Кроме Мцыри! Тихо поющая Грузинка, великая в бедности, простой красоте и свободе от видения стандартного лермонтовского захватчика, лишь касается сознания героя, волнует – но не зажигает, не обещает, и Мцыри совершает важнейший для Лермонтова исход из встречи-интриги с женщиной, что еще раз подтверждает присутствие и разрастание бытия-монастыря. Не стать земным отцом! Да и Демон – это не столько о зависимости от Тамары, сколько о трагической любви, не угасшей даже при отлучении от Первоисточника. Ангел с огненным мечом оберегает Печорина, Демона и Мцыри от приземления и размена своего набатного одиночества на что-то вызывающе серийное, скучное и тошноватое – как пятигорская целебная вода, которую прописывал и ненавидел доктор Вернер.
В-третьих, преодоленный демонизм. Главный сюжет «Фауста» все-таки прост: низкий демон Мефистофель использован и побежден, чтобы прославился Фауст – демон высокий, способный стратегически управлять машиной прогресса. «Мцыри» с последней молитвенной формулой («и никого не прокляну») – это завершение истории лермонтовского сатаны: Мцыри – все-таки монах, а не демон. Монах бытийный – в поэзии и религиозной печали живущий, а не в стенах монастыря.

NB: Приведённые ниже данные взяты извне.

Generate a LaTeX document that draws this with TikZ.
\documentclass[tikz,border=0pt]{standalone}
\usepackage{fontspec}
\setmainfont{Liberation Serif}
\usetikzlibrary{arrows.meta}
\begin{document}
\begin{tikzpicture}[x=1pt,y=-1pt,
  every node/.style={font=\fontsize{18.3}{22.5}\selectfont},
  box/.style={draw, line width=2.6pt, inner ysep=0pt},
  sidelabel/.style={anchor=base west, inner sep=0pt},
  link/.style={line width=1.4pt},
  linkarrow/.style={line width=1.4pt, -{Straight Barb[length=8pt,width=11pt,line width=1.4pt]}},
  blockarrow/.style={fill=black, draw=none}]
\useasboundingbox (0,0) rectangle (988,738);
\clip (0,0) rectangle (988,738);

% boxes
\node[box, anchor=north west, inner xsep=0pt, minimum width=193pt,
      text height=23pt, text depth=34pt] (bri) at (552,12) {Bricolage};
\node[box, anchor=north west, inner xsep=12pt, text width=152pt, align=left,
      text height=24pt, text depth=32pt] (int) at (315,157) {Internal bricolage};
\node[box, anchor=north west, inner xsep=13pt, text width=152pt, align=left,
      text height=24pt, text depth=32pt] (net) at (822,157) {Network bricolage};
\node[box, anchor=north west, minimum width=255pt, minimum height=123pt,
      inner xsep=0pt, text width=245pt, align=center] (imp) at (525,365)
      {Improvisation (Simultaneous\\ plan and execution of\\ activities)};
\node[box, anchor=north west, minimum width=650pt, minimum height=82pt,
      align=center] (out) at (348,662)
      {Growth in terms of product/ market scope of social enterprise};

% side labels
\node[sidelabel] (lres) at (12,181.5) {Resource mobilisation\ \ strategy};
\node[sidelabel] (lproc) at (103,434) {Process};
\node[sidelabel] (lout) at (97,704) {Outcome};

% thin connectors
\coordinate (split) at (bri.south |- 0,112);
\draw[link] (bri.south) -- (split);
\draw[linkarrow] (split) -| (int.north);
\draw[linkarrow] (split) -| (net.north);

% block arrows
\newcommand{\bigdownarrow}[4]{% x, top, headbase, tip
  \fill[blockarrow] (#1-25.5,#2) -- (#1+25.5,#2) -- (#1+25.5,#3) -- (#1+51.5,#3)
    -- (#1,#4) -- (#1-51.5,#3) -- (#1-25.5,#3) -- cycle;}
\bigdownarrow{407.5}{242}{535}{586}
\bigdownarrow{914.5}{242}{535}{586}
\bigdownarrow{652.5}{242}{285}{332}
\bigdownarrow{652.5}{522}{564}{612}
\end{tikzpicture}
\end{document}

Восемь раз переписанный «Демон» - не о том, как циничный дух, отвечающий за динамику и логику творческих искушений, помогает достичь результата. Это о трагедии любви, которая чаще приводит к смерти, чем к возрождению. Это молитва о возвращении, о прощении, о главной из желанных метаморфоз - когда пустыня или сам ад перестанут быть бесплодной землей, и рай или хотя бы небесный свет исцелят душу печоринскую или авторскую. «Демон» сообщает, что Бог есть, что с Ним трудно - и никакой прогресс, никакие работы по перестройке Библии в идеологический театр не заменят Бога Живого.
«… Что же это такое! Ты скажи определенно – разъясни и дай формулы: чем наш русский демон отличается от западного, как завершилась встреча с падшим духом у автора «Героя нашего времени» и каков итог у написавшего о Фаусте?» По законам поэтики Гёте, я должен быть чётким в ответе на этот важнейший вопрос, обязан в данном эссе преподнести развязку, не уступающую по ясности сцене поражения Мефистофеля и подъема на небеса верно финишировавшего Генриха. По законам поэтики Лермонтова, ничего подобного я делать не должен, ибо превращение поэтической тайны в инструкцию уже есть демон. Понятно, что я останусь с нашим поэтом. Встреча значительнее её протокола.